■ Prompt:
The lines to reproduce run from the first one through the line containing "149.5, 149.2, 149];". Reproduce them exactly.
#### Dataset section ####
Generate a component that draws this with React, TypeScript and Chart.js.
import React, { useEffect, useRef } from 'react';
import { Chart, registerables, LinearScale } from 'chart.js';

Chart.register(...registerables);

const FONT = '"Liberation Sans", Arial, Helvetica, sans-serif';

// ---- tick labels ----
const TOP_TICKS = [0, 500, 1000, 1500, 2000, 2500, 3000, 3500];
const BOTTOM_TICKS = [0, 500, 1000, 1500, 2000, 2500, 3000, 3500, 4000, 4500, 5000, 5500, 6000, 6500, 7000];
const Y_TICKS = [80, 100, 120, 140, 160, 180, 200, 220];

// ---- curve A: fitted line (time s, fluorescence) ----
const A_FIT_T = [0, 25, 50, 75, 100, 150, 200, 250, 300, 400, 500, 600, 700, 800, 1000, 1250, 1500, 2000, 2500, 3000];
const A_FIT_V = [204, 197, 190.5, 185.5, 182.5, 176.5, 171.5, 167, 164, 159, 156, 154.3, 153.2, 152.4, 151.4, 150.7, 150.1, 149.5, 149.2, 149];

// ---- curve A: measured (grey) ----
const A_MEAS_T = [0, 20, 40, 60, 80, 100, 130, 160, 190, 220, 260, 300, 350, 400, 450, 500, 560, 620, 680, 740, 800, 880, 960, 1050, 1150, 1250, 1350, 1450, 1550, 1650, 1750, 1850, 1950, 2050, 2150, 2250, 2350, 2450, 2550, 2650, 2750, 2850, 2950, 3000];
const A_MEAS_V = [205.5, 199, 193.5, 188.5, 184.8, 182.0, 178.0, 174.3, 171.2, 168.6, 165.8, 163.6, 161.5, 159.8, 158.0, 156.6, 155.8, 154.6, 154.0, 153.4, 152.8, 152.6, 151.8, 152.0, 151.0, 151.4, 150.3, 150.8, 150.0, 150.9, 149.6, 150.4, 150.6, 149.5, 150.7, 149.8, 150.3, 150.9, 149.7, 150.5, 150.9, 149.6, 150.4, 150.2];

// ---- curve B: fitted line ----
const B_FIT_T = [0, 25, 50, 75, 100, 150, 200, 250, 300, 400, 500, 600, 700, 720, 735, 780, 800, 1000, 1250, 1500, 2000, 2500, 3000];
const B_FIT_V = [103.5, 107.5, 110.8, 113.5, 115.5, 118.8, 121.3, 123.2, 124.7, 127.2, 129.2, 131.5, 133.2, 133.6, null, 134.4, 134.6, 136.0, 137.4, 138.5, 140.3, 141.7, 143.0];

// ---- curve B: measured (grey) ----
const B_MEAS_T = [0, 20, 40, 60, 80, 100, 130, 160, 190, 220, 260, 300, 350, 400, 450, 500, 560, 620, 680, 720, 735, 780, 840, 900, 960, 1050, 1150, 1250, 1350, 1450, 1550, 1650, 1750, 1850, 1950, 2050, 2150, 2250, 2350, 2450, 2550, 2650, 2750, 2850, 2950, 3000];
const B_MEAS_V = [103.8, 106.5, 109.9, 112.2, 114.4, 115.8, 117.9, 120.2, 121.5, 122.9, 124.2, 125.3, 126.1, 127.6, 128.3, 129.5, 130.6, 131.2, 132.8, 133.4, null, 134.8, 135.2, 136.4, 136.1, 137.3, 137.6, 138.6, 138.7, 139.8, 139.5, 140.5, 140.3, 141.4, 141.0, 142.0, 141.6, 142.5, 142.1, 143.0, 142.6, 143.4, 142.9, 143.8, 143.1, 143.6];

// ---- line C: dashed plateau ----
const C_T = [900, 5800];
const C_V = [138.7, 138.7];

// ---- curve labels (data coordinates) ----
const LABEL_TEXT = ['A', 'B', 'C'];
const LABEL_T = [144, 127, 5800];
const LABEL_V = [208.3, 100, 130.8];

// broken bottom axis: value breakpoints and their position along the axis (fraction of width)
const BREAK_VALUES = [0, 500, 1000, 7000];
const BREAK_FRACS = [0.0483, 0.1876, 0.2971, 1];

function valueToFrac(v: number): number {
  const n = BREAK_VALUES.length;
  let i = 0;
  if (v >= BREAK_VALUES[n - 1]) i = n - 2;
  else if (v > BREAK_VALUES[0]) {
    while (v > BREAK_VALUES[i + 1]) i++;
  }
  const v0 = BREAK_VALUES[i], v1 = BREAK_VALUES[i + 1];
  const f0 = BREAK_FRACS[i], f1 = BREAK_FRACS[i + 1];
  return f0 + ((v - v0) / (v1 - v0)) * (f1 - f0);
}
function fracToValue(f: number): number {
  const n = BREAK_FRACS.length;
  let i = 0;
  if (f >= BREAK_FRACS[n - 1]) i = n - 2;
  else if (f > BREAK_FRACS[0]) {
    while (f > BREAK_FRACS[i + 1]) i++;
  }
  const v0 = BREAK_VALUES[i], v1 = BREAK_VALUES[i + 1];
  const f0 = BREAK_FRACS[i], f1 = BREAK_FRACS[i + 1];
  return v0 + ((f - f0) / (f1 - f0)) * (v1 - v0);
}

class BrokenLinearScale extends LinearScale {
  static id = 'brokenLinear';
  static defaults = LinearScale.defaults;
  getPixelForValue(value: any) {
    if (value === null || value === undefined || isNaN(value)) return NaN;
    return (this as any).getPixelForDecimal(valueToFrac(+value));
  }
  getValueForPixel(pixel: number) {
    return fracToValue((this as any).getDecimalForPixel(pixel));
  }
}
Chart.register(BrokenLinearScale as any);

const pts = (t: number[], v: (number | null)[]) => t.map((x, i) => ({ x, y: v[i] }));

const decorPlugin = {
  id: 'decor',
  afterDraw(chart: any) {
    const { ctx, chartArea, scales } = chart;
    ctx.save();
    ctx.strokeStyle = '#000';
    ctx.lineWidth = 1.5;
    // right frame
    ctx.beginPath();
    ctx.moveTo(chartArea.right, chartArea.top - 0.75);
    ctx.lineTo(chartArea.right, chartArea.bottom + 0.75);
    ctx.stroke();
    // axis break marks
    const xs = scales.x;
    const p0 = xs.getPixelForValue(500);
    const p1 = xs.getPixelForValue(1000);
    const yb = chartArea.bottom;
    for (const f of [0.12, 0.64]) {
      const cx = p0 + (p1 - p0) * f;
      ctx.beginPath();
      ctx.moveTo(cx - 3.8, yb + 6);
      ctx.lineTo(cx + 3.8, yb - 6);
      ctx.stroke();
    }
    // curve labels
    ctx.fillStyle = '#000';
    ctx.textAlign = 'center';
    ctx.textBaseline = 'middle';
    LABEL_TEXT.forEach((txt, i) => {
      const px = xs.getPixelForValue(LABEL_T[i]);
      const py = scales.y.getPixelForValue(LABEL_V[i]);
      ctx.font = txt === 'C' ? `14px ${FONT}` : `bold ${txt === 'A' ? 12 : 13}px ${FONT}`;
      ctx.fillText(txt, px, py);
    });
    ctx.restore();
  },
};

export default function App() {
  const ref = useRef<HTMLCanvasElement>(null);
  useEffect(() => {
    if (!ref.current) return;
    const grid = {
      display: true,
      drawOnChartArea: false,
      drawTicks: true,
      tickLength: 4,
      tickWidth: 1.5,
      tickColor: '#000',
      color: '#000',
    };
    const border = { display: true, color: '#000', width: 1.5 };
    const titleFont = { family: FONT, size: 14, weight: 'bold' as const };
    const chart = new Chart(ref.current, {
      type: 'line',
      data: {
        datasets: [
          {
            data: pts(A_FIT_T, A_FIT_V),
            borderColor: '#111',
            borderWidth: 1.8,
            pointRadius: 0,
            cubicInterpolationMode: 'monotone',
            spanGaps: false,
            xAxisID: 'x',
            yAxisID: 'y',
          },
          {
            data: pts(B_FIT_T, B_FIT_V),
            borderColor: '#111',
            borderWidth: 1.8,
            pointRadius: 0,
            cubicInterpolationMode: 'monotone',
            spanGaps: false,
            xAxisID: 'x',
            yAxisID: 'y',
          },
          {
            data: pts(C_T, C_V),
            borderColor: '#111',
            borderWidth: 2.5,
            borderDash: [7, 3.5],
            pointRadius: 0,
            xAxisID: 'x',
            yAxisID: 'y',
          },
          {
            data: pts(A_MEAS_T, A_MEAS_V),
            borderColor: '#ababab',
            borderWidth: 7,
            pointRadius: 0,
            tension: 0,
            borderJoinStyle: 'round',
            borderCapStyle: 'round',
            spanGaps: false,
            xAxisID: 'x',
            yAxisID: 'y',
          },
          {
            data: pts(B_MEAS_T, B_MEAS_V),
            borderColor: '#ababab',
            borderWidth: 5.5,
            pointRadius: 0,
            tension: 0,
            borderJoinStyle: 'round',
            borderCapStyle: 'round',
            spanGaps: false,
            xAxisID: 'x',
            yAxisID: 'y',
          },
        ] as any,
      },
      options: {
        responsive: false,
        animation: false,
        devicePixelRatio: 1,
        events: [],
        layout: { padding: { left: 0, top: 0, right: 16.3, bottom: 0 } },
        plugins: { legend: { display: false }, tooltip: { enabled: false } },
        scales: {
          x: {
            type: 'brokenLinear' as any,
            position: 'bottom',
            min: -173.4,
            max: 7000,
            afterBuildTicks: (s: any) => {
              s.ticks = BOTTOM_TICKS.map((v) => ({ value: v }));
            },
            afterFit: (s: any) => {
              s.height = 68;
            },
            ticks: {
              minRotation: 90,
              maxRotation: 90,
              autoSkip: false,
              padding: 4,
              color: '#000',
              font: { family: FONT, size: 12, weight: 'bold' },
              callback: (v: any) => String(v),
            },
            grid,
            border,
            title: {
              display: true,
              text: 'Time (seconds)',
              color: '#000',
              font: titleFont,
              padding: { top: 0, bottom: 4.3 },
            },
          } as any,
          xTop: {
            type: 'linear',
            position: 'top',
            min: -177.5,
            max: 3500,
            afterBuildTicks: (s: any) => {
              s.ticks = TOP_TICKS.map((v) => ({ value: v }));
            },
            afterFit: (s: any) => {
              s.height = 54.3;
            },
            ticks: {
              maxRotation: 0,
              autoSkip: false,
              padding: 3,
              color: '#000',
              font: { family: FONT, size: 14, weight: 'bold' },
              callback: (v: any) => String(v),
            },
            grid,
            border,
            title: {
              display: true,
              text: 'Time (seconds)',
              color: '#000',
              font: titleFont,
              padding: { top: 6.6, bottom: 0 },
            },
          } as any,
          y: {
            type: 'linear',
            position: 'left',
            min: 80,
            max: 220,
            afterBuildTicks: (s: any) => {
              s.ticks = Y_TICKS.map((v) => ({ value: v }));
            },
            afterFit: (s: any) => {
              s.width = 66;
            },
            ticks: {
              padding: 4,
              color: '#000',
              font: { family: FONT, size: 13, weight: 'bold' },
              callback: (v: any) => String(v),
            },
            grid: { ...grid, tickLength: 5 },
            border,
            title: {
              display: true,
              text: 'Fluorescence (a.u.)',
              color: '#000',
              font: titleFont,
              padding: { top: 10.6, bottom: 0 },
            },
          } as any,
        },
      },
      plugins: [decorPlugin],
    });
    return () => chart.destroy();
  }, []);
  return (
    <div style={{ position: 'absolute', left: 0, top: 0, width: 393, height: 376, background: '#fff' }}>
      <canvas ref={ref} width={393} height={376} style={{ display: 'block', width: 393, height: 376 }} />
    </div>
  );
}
####
■ Answer in full:
Generate a component that draws this with React, TypeScript and Chart.js.
import React, { useEffect, useRef } from 'react';
import { Chart, registerables, LinearScale } from 'chart.js';

Chart.register(...registerables);

const FONT = '"Liberation Sans", Arial, Helvetica, sans-serif';

// ---- tick labels ----
const TOP_TICKS = [0, 500, 1000, 1500, 2000, 2500, 3000, 3500];
const BOTTOM_TICKS = [0, 500, 1000, 1500, 2000, 2500, 3000, 3500, 4000, 4500, 5000, 5500, 6000, 6500, 7000];
const Y_TICKS = [80, 100, 120, 140, 160, 180, 200, 220];

// ---- curve A: fitted line (time s, fluorescence) ----
const A_FIT_T = [0, 25, 50, 75, 100, 150, 200, 250, 300, 400, 500, 600, 700, 800, 1000, 1250, 1500, 2000, 2500, 3000];
const A_FIT_V = [204, 197, 190.5, 185.5, 182.5, 176.5, 171.5, 167, 164, 159, 156, 154.3, 153.2, 152.4, 151.4, 150.7, 150.1, 149.5, 149.2, 149];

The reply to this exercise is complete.